*Supplied material*
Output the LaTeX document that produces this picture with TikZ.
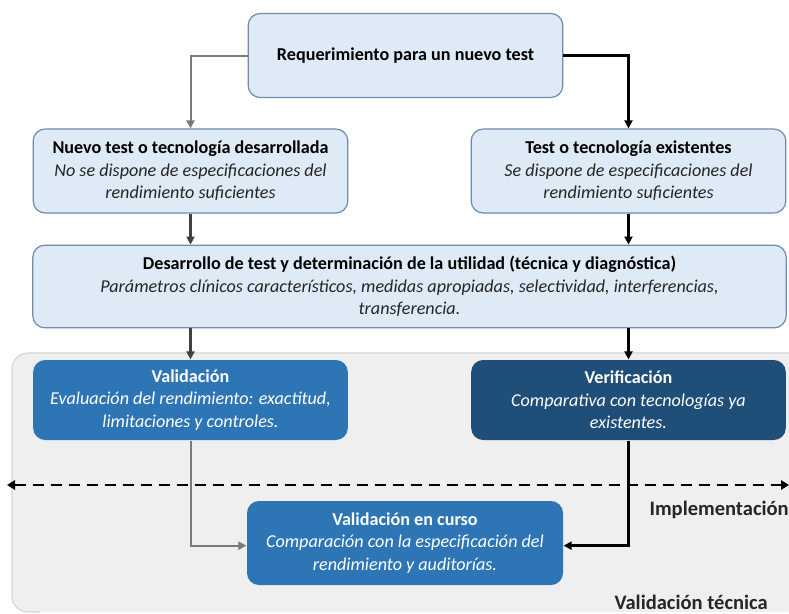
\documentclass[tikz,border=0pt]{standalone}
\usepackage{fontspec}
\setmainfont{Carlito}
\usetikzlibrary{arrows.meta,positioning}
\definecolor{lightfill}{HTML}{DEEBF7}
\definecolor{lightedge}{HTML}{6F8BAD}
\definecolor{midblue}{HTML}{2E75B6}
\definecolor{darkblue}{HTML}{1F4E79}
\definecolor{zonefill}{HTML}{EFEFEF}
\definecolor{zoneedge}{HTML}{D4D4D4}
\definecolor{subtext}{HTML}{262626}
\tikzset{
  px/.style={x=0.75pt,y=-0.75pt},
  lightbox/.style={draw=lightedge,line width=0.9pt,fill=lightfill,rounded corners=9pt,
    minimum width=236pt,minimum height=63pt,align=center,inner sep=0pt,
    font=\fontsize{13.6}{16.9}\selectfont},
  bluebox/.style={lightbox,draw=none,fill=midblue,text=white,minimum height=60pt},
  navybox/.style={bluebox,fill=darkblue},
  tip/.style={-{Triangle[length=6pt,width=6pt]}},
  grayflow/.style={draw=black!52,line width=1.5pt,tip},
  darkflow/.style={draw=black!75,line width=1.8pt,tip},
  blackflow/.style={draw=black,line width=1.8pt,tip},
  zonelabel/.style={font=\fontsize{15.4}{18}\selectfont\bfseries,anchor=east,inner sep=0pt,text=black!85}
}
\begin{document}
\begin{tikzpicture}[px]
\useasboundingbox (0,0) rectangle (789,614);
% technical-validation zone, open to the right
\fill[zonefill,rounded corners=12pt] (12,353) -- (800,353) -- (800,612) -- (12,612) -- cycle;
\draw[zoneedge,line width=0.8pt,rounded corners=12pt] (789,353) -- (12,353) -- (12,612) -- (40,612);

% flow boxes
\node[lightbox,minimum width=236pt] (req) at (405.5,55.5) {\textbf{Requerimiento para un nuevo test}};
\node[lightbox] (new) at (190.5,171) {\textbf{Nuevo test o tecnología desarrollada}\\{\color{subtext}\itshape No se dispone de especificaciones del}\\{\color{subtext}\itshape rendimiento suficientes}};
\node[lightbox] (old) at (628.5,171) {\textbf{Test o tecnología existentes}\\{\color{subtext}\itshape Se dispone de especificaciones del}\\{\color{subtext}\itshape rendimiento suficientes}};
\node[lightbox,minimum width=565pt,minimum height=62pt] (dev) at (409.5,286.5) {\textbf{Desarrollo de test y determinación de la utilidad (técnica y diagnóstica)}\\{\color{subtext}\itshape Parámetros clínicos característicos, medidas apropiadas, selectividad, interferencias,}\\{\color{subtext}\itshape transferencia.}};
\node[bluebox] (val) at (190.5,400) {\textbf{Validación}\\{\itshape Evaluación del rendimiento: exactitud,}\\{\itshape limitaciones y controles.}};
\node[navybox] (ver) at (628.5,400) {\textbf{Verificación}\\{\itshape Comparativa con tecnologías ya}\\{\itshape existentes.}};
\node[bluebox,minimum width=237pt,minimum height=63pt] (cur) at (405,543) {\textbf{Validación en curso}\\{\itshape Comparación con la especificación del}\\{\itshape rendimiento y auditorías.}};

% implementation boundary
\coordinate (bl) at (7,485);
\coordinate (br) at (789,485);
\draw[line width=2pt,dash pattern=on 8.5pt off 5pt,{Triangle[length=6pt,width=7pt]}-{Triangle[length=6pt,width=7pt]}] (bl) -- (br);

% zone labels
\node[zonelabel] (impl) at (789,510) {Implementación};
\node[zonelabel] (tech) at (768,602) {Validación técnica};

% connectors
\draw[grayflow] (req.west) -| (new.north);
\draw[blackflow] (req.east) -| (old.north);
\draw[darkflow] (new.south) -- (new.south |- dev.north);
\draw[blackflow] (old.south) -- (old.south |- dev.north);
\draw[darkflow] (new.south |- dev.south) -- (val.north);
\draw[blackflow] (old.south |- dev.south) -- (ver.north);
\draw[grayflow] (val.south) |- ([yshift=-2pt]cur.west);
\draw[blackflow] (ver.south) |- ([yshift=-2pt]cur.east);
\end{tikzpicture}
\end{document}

*Exercise objective*
Repeat the material above in full and unchanged, minus its images.

*Solution*
Output the LaTeX document that produces this picture with TikZ.
\documentclass[tikz,border=0pt]{standalone}
\usepackage{fontspec}
\setmainfont{Carlito}
\usetikzlibrary{arrows.meta,positioning}
\definecolor{lightfill}{HTML}{DEEBF7}
\definecolor{lightedge}{HTML}{6F8BAD}
\definecolor{midblue}{HTML}{2E75B6}
\definecolor{darkblue}{HTML}{1F4E79}
\definecolor{zonefill}{HTML}{EFEFEF}
\definecolor{zoneedge}{HTML}{D4D4D4}
\definecolor{subtext}{HTML}{262626}
\tikzset{
  px/.style={x=0.75pt,y=-0.75pt},
  lightbox/.style={draw=lightedge,line width=0.9pt,fill=lightfill,rounded corners=9pt,
    minimum width=236pt,minimum height=63pt,align=center,inner sep=0pt,
    font=\fontsize{13.6}{16.9}\selectfont},
  bluebox/.style={lightbox,draw=none,fill=midblue,text=white,minimum height=60pt},
  navybox/.style={bluebox,fill=darkblue},
  tip/.style={-{Triangle[length=6pt,width=6pt]}},
  grayflow/.style={draw=black!52,line width=1.5pt,tip},
  darkflow/.style={draw=black!75,line width=1.8pt,tip},
  blackflow/.style={draw=black,line width=1.8pt,tip},
  zonelabel/.style={font=\fontsize{15.4}{18}\selectfont\bfseries,anchor=east,inner sep=0pt,text=black!85}
}
\begin{document}
\begin{tikzpicture}[px]
\useasboundingbox (0,0) rectangle (789,614);
% technical-validation zone, open to the right
\fill[zonefill,rounded corners=12pt] (12,353) -- (800,353) -- (800,612) -- (12,612) -- cycle;
\draw[zoneedge,line width=0.8pt,rounded corners=12pt] (789,353) -- (12,353) -- (12,612) -- (40,612);

% flow boxes
\node[lightbox,minimum width=236pt] (req) at (405.5,55.5) {\textbf{Requerimiento para un nuevo test}};
\node[lightbox] (new) at (190.5,171) {\textbf{Nuevo test o tecnología desarrollada}\\{\color{subtext}\itshape No se dispone de especificaciones del}\\{\color{subtext}\itshape rendimiento suficientes}};
\node[lightbox] (old) at (628.5,171) {\textbf{Test o tecnología existentes}\\{\color{subtext}\itshape Se dispone de especificaciones del}\\{\color{subtext}\itshape rendimiento suficientes}};
\node[lightbox,minimum width=565pt,minimum height=62pt] (dev) at (409.5,286.5) {\textbf{Desarrollo de test y determinación de la utilidad (técnica y diagnóstica)}\\{\color{subtext}\itshape Parámetros clínicos característicos, medidas apropiadas, selectividad, interferencias,}\\{\color{subtext}\itshape transferencia.}};
\node[bluebox] (val) at (190.5,400) {\textbf{Validación}\\{\itshape Evaluación del rendimiento: exactitud,}\\{\itshape limitaciones y controles.}};
\node[navybox] (ver) at (628.5,400) {\textbf{Verificación}\\{\itshape Comparativa con tecnologías ya}\\{\itshape existentes.}};
\node[bluebox,minimum width=237pt,minimum height=63pt] (cur) at (405,543) {\textbf{Validación en curso}\\{\itshape Comparación con la especificación del}\\{\itshape rendimiento y auditorías.}};

% implementation boundary
\coordinate (bl) at (7,485);
\coordinate (br) at (789,485);
\draw[line width=2pt,dash pattern=on 8.5pt off 5pt,{Triangle[length=6pt,width=7pt]}-{Triangle[length=6pt,width=7pt]}] (bl) -- (br);

% zone labels
\node[zonelabel] (impl) at (789,510) {Implementación};
\node[zonelabel] (tech) at (768,602) {Validación técnica};

% connectors
\draw[grayflow] (req.west) -| (new.north);
\draw[blackflow] (req.east) -| (old.north);
\draw[darkflow] (new.south) -- (new.south |- dev.north);
\draw[blackflow] (old.south) -- (old.south |- dev.north);
\draw[darkflow] (new.south |- dev.south) -- (val.north);
\draw[blackflow] (old.south |- dev.south) -- (ver.north);
\draw[grayflow] (val.south) |- ([yshift=-2pt]cur.west);
\draw[blackflow] (ver.south) |- ([yshift=-2pt]cur.east);
\end{tikzpicture}
\end{document}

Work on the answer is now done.